Jim Ross, the HD writer, quoted retiree Ray Adkins in 2001 as stating all the guys he worked with at the Pilot Plant had passed away. “All the people were under FBI clearance,” Adkins told Ross, adding, “they used a lot of air compressors and a lot of water. I always thought they cleansed some radioactive waste… I heard from a truck driver that they pass uranium through nickel.”
 
A union meeting in 2006 suggested that possibly contaminated portions of the secret plant were removed prior to its actual decommissioning and demolition in 1979, where trucks took remains to a classified Piketon burial site (where the trucks themselves were entombed), and the location capped several years later.
 
The H-D quoted Richard Barbour as a worker who for six years sealed, tagged and shipped nickel powder containers and vacuumed trucks “returning from deliveries to the uranium enrichment plant in Oak Ridge, Tennessee.”
 
Based on the H-D interview, the former Pilot/Reduction plant had two stories. Nearly pure powder came down from an upper floor through a tube which then filled a 20-gallon container. Nickel arrived at the plant in clumps “the size of gravel or cinders… at some point in the production process, it was a liquid but not a molten liquid,” Barbour told the HD in 2001.
 
Despite the classified nature, items from the “pilot” plant made their way outside and on to non-secret portions of INCO’s complex.
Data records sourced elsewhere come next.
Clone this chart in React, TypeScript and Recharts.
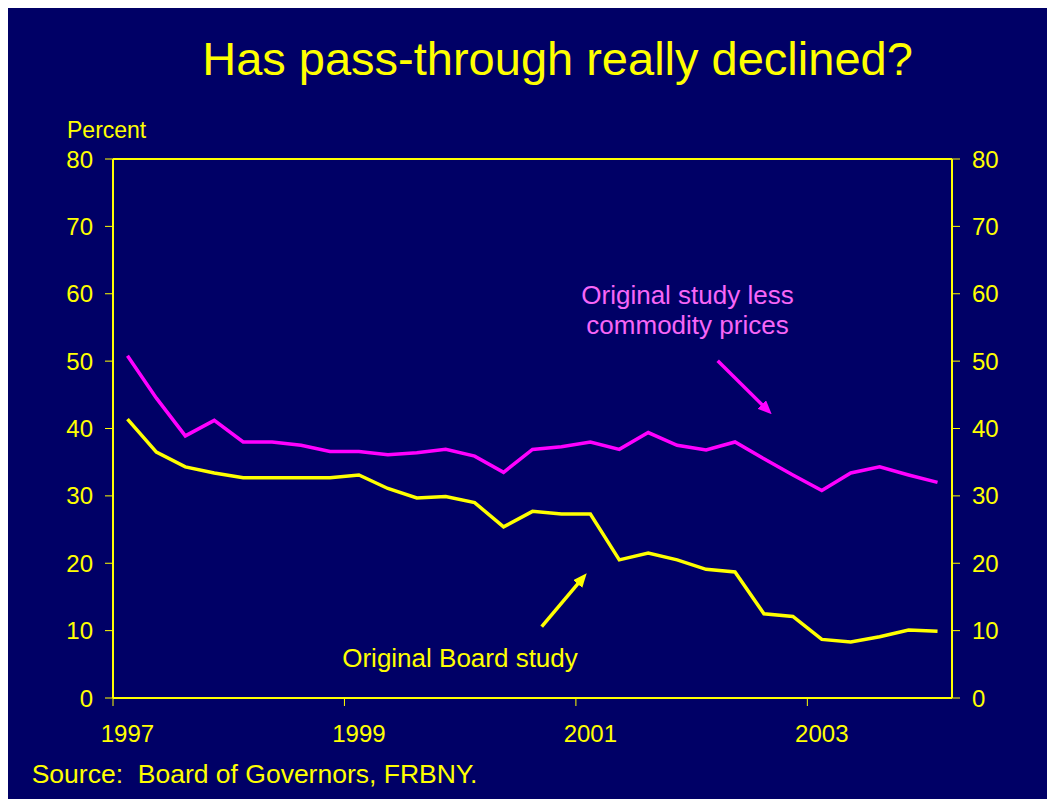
import { LineChart, Line, XAxis, YAxis, ReferenceLine } from "recharts"

// quarterly observations, 1997Q1 - 2004Q1
const QUARTERS = [
  "1997Q1", "1997Q2", "1997Q3", "1997Q4",
  "1998Q1", "1998Q2", "1998Q3", "1998Q4",
  "1999Q1", "1999Q2", "1999Q3", "1999Q4",
  "2000Q1", "2000Q2", "2000Q3", "2000Q4",
  "2001Q1", "2001Q2", "2001Q3", "2001Q4",
  "2002Q1", "2002Q2", "2002Q3", "2002Q4",
  "2003Q1", "2003Q2", "2003Q3", "2003Q4",
  "2004Q1",
]

const BOARD_STUDY = [
  41.4, 36.5, 34.3, 33.4, 32.7, 32.7, 32.7, 32.7,
  33.1, 31.1, 29.7, 29.9, 29.0, 25.4, 27.7, 27.3,
  27.3, 20.5, 21.5, 20.5, 19.1, 18.7, 12.5, 12.1,
  8.7, 8.3, 9.1, 10.1, 9.9,
]

const LESS_COMMODITY = [
  50.8, 44.5, 38.9, 41.2, 38.0, 38.0, 37.5, 36.6,
  36.6, 36.1, 36.4, 36.9, 35.9, 33.5, 36.9, 37.3,
  38.0, 36.9, 39.4, 37.5, 36.8, 38.0, 35.5, 33.1,
  30.8, 33.4, 34.3, 33.1, 32.0,
]

const YEAR_LABELS = ["1997", "1999", "2001", "2003"]
const Y_TICKS = [0, 10, 20, 30, 40, 50, 60, 70, 80]

const NAVY = "#000066"
const YELLOW = "#FFFF00"
const MAGENTA = "#FF00FF"
const PINK_TEXT = "#F766F7"
const FONT = "'Liberation Sans', Arial, Helvetica, sans-serif"

const W = 1047
const H = 791
const LEFT_AXIS_W = 105
const RIGHT_AXIS_W = 103
const TOP = 151
const X_AXIS_H = 101
const PLOT_W = W - LEFT_AXIS_W - RIGHT_AXIS_W
const QW = PLOT_W / QUARTERS.length

const data = QUARTERS.map((q, i) => ({
  q,
  i,
  board: BOARD_STUDY[i],
  lessCommodity: LESS_COMMODITY[i],
}))

// ticks sit on the year boundary, labels in the middle of the first quarter
const yearTicks = YEAR_LABELS.map((y) => QUARTERS.indexOf(y + "Q1") - 0.5)

function YearTick(props: any) {
  const { x, y, payload } = props
  const label = YEAR_LABELS[yearTicks.indexOf(payload.value)]
  return (
    <text x={x + QW / 2} y={y} dy="0.71em" textAnchor="middle" fill={YELLOW} fontSize={24} fontFamily={FONT}>
      {label}
    </text>
  )
}

function Arrow({ x1, y1, x2, y2, color, id }: { x1: number; y1: number; x2: number; y2: number; color: string; id: string }) {
  const len = Math.hypot(x2 - x1, y2 - y1)
  const ux = (x2 - x1) / len
  const uy = (y2 - y1) / len
  return (
    <g>
      <defs>
        <marker id={id} markerWidth="14" markerHeight="12" refX="14" refY="6" orient="auto" markerUnits="userSpaceOnUse">
          <path d="M0,0 L14,6 L0,12 z" fill={color} />
        </marker>
      </defs>
      <line x1={x1} y1={y1} x2={x2 - ux * 6} y2={y2 - uy * 6} stroke={color} strokeWidth={3.5} />
      <line x1={x2 - ux * 7} y1={y2 - uy * 7} x2={x2} y2={y2} stroke="none" markerEnd={`url(#${id})`} />
    </g>
  )
}

export default function App() {
  const axisLine = { stroke: YELLOW, strokeWidth: 2 }
  const tickLine = { stroke: YELLOW, strokeWidth: 1 }
  const tickStyle = { fill: YELLOW, fontSize: 24, fontFamily: FONT }

  return (
    <div style={{ position: "relative", width: W, height: H, background: NAVY, fontFamily: FONT }}>
      <style>{`html, body { overflow: hidden; }`}</style>
      <LineChart
        width={W}
        height={H}
        data={data}
        margin={{ top: TOP, right: 0, bottom: 0, left: 0 }}
      >
        <XAxis
          type="number"
          dataKey="i"
          domain={[-0.5, QUARTERS.length - 0.5]}
          ticks={yearTicks}
          interval={0}
          height={X_AXIS_H}
          axisLine={axisLine}
          tickLine={tickLine}
          tickSize={8}
          tickMargin={19}
          tick={<YearTick />}
        />
        <YAxis
          yAxisId="left"
          domain={[0, 80]}
          ticks={Y_TICKS}
          interval={0}
          width={LEFT_AXIS_W}
          axisLine={axisLine}
          tickLine={tickLine}
          tickSize={8}
          tickMargin={12}
          tick={tickStyle}
        />
        <YAxis
          yAxisId="right"
          orientation="right"
          domain={[0, 80]}
          ticks={Y_TICKS}
          interval={0}
          width={RIGHT_AXIS_W}
          axisLine={axisLine}
          tickLine={tickLine}
          tickSize={8}
          tickMargin={12}
          tick={tickStyle}
        />
        <ReferenceLine yAxisId="left" y={80} stroke={YELLOW} strokeWidth={2} />
        <Line
          yAxisId="left"
          type="linear"
          dataKey="board"
          stroke={YELLOW}
          strokeWidth={3.5}
          dot={false}
          isAnimationActive={false}
        />
        <Line
          yAxisId="right"
          type="linear"
          dataKey="lessCommodity"
          stroke={MAGENTA}
          strokeWidth={3.5}
          dot={false}
          isAnimationActive={false}
        />
      </LineChart>

      <svg
        width={W}
        height={H}
        style={{ position: "absolute", left: 0, top: 0, pointerEvents: "none" }}
        fontFamily={FONT}
      >
        <text x={549.5} y={67} textAnchor="middle" fill={YELLOW} fontSize={47}>
          Has pass-through really declined?
        </text>
        <text x={59} y={129.7} fill={YELLOW} fontSize={23}>
          Percent
        </text>

        <text x={679.5} y={296.3} textAnchor="middle" fill={PINK_TEXT} fontSize={26}>
          Original study less
        </text>
        <text x={679.5} y={326.3} textAnchor="middle" fill={PINK_TEXT} fontSize={26}>
          commodity prices
        </text>
        <Arrow id="arrow-magenta" x1={709.7} y1={352.7} x2={763.7} y2={406.3} color={MAGENTA} />

        <text x={452} y={659.3} textAnchor="middle" fill={YELLOW} fontSize={26}>
          Original Board study
        </text>
        <Arrow id="arrow-yellow" x1={533.7} y1={618.7} x2={578.7} y2={565.3} color={YELLOW} />

        <text x={23.7} y={775.3} fill={YELLOW} fontSize={26.5} style={{ whiteSpace: "pre" }}>
          {"Source:  Board of Governors, FRBNY."}
        </text>
      </svg>
    </div>
  )
}
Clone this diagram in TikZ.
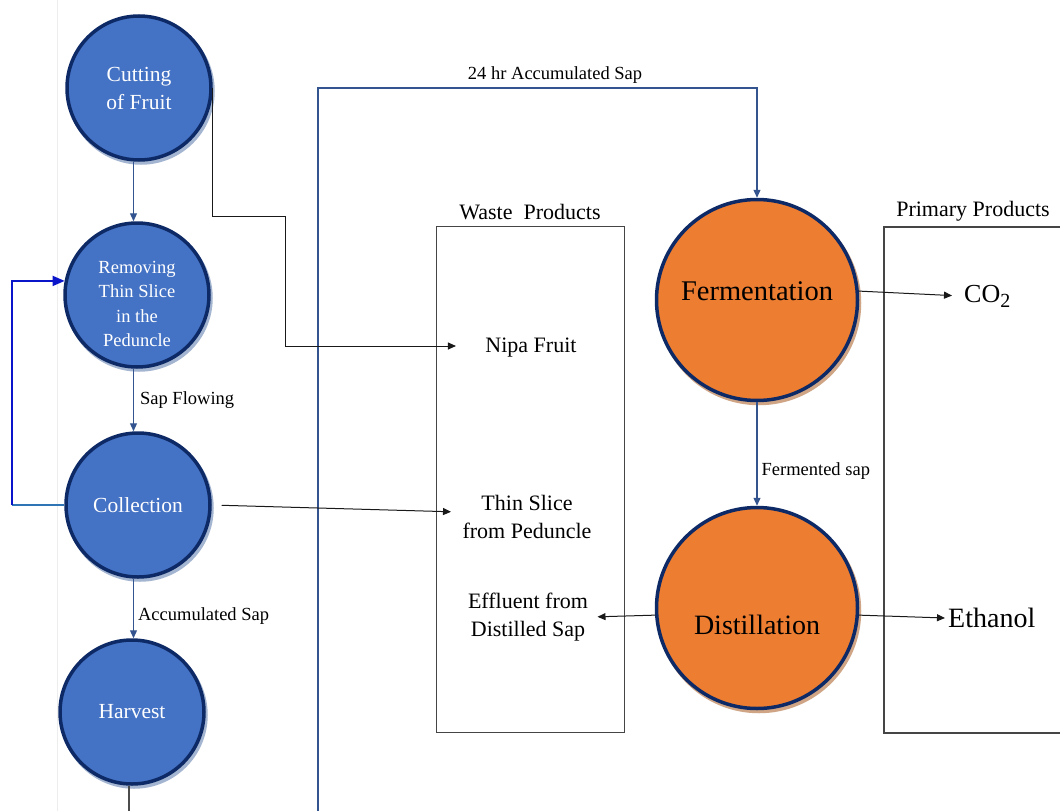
\documentclass[tikz,border=0pt]{standalone}
\usepackage{fontspec}
\setmainfont{Liberation Serif}
\usetikzlibrary{arrows.meta,shadows}
\definecolor{bfill}{HTML}{4472C4}
\definecolor{navy}{HTML}{0E2A66}
\definecolor{ofill}{HTML}{ED7D31}
\definecolor{bshadow}{HTML}{A3B5D0}
\definecolor{oshadow}{HTML}{CFA585}
\definecolor{cblue}{HTML}{34548F}
\definecolor{loopblue}{HTML}{0A14C8}
\definecolor{loopblue2}{HTML}{2E75B6}
\definecolor{boxgray}{HTML}{454545}
\begin{document}
\begin{tikzpicture}[x=1pt,y=-1pt,
  bcirc/.style={circle, draw=navy, line width=3.5pt, fill=bfill, minimum size=144pt,
    inner sep=0pt, text=white, align=center, font=\fontsize{21.5}{28}\selectfont,
    drop shadow={shadow xshift=2pt, shadow yshift=-3pt, opacity=1, fill=bshadow, draw=bshadow, line width=3.5pt}},
  ocirc/.style={circle, draw=navy, line width=3.5pt, fill=ofill, minimum size=201pt,
    inner sep=0pt, font=\fontsize{28}{32}\selectfont,
    drop shadow={shadow xshift=2pt, shadow yshift=-3pt, opacity=1, fill=oshadow, draw=oshadow, line width=3.5pt}},
  bline/.style={draw=cblue, line width=1.2pt, -{Triangle[length=8pt,width=7pt]}},
  kline/.style={draw=black!90, line width=1pt, -{Triangle[length=8pt,width=7pt]}},
  lab/.style={font=\fontsize{18.5}{22}\selectfont, inner sep=2pt},
  txt/.style={align=center, font=\fontsize{22}{28}\selectfont},
  ttl/.style={font=\fontsize{22}{26}\selectfont},
  wbox/.style={draw=boxgray, line width=1.5pt, inner sep=0pt},
]
\useasboundingbox (0,0) rectangle (1060,811);
\clip (0,0) rectangle (1060,811);
\fill[white] (0,0) rectangle (1060,811);
\draw[black!7, line width=0.8pt] (57,0) -- (57,811);

% boxes
\node[wbox, minimum width=188pt, minimum height=506pt] (wbx) at (530.5,479.5) {};
\node[wbox, minimum width=300pt, minimum height=506pt, anchor=north west] (pbx) at (883,226) {};
\node[ttl] (wt) at (530,212) {Waste\ \ Products};
\node[ttl] (pt) at (973,211) {Primary Products};

% blue circles
\node[bcirc] (cut) at (139,88) {Cutting\\of Fruit};
\node[bcirc, label={[text=white, align=center, font=\fontsize{18.5}{24.5}\selectfont, yshift=-9pt]center:Removing\\Thin Slice\\in the\\Peduncle}] (rem) at (137,295) {};
\node[bcirc] (coll) at (138,505) {Collection};
\node[bcirc] (harv) at (132,712) {Harvest};

% orange circles
\node[ocirc, label={[font=\fontsize{28.5}{32}\selectfont, yshift=9pt]center:Fermentation}] (ferm) at (757,300) {};
\node[ocirc, label={[font=\fontsize{28}{32}\selectfont, yshift=-17pt]center:Distillation}] (dist) at (757,608) {};

% text nodes
\node[txt] (nipa) at (531,348) {Nipa Fruit};
\node[txt] (thin) at (527,517) {Thin Slice\\from Peduncle};
\node[txt] (eff) at (528,617) {Effluent from\\Distilled Sap};
\node[anchor=west, inner sep=3pt, font=\fontsize{26}{30}\selectfont] (co2) at (961,296) {CO\raisebox{-5pt}{\fontsize{20}{22}\selectfont 2}};
\node[anchor=west, inner sep=3pt, font=\fontsize{28}{32}\selectfont] (eth) at (945,618) {Ethanol};

% coordinates
\coordinate (s0) at (318,811);
\coordinate (s1) at (318,88);
\coordinate (k1) at (285,216);
\coordinate (lx) at (12,400);
\coordinate (hb) at (129,811);
\coordinate (ax) at (133.5,400);

% left column connectors
\draw[bline] (cut.south -| ax) -- (rem.north -| ax);
\draw[bline] (rem.south -| ax) -- node[lab, right=4pt, pos=0.5] {Sap Flowing} (coll.north -| ax);
\draw[bline] (coll.south -| ax) -- node[lab, right=2pt, pos=0.62] {Accumulated Sap} (harv.north -| ax);
\draw[draw=black!70, line width=1.2pt] (harv.south -| hb) -- (hb);

% feedback loop
\draw[draw=loopblue2, line width=1.6pt] (coll.west) -- (coll.west -| lx);
\draw[draw=loopblue, line width=1.8pt, -{Triangle[length=12pt,width=10pt]}] (coll.west -| lx) |- (rem.169);

% long sap line
\draw[bline] (s0) -- (s1) -| node[lab, pos=0.27, above=2pt] {24 hr Accumulated Sap} (ferm.north);

% waste arrows
\draw[kline, shorten >=26pt] (cut.east) |- (k1) |- ([yshift=2pt]nipa.west);
\draw[kline, shorten <=10pt, shorten >=8pt] (coll.east) -- ([yshift=5pt]thin.west);
\draw[kline, shorten >=6pt] (dist.184) -- (eff.east);

% fermentation / distillation
\draw[bline] (ferm.south) -- node[lab, right=2pt, pos=0.66] {Fermented sap} (dist.north);
\draw[kline, shorten >=9pt] (ferm.5) -- (co2.west);
\draw[kline] (dist.-4) -- (eth.west);
\end{tikzpicture}
\end{document}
A retired laborer told the H-D, “I was a laborer and drove a truck. I’d go up there, back in, they’d put it in the truck. I’d go back to the melt shop and they’d put it in the furnaces.”
 
Actually, the first known public admission of the existence of the Pilot Plant occurred when it was listed in January 2001 by the DOE as a location from which workers/survivors were eligible for $150,000 cash and continued medical monitoring.
 
The HD story quoted one Altizer Avenue resident as saying that her mom died of cancer and many residents within a two block radius of the plant had cancer in 2001 or had died from it.
 
Ironically, for the workers, it wasn’t the uranium that made them sick. Clifford Honicker’s study showed the highly dangerous aspects of nickel and nickel powder when used in connection with uranium enrichment. The report repudiates government methodology for determining employee dosages and other aspects of residual radiation.
 
Based on “Nickel Powder/Nuclear Weapons, The Untold Story” prepared by Cliff Honicker, director, American Environmental Health Studies Project, Inc. (with assistance ), for which we await permission from which to directly quote, the author alleges that the DOE in 1976 created a predetermined nickel powder health study that stated falsities concerning the health of workers who came in contact with the element.
 
What’s the most horrific determination? The constructed “lie” by the federal agencies? Not necessarily. Instead, referring back to the union meeting where workers spoke of objects and materials from the PILOT plant making their way into non-contaminated portions of the non-classified main plant, workers at the union hall spoke of a catwalk in the Cold Draw area, nickel butts setting the Geiger counter off like a machine gun, sending items to the normal scrapyard, and open hearth furnace burning.
 
Honicker’s report and other input alarmingly indicates that nickel powder notoriously accumulated at diffusion plants and sites similar to the one in Huntington. Gently worded, a standard operating procedure would be to vent the atmosphere when nickel thickness turned the air into a type of fog. So, where did the powder go? One worker called dissemination of the built up dust a “midnight venting.” In other words, they opened the roof and turned on fans, sending the powder out into the surrounding atmosphere/community.
 
(Editor’s Note: The roof venting procedure has not yet been absolutely confirmed for the Huntington plant; however, the data has indicated that several other plants followed said pattern.)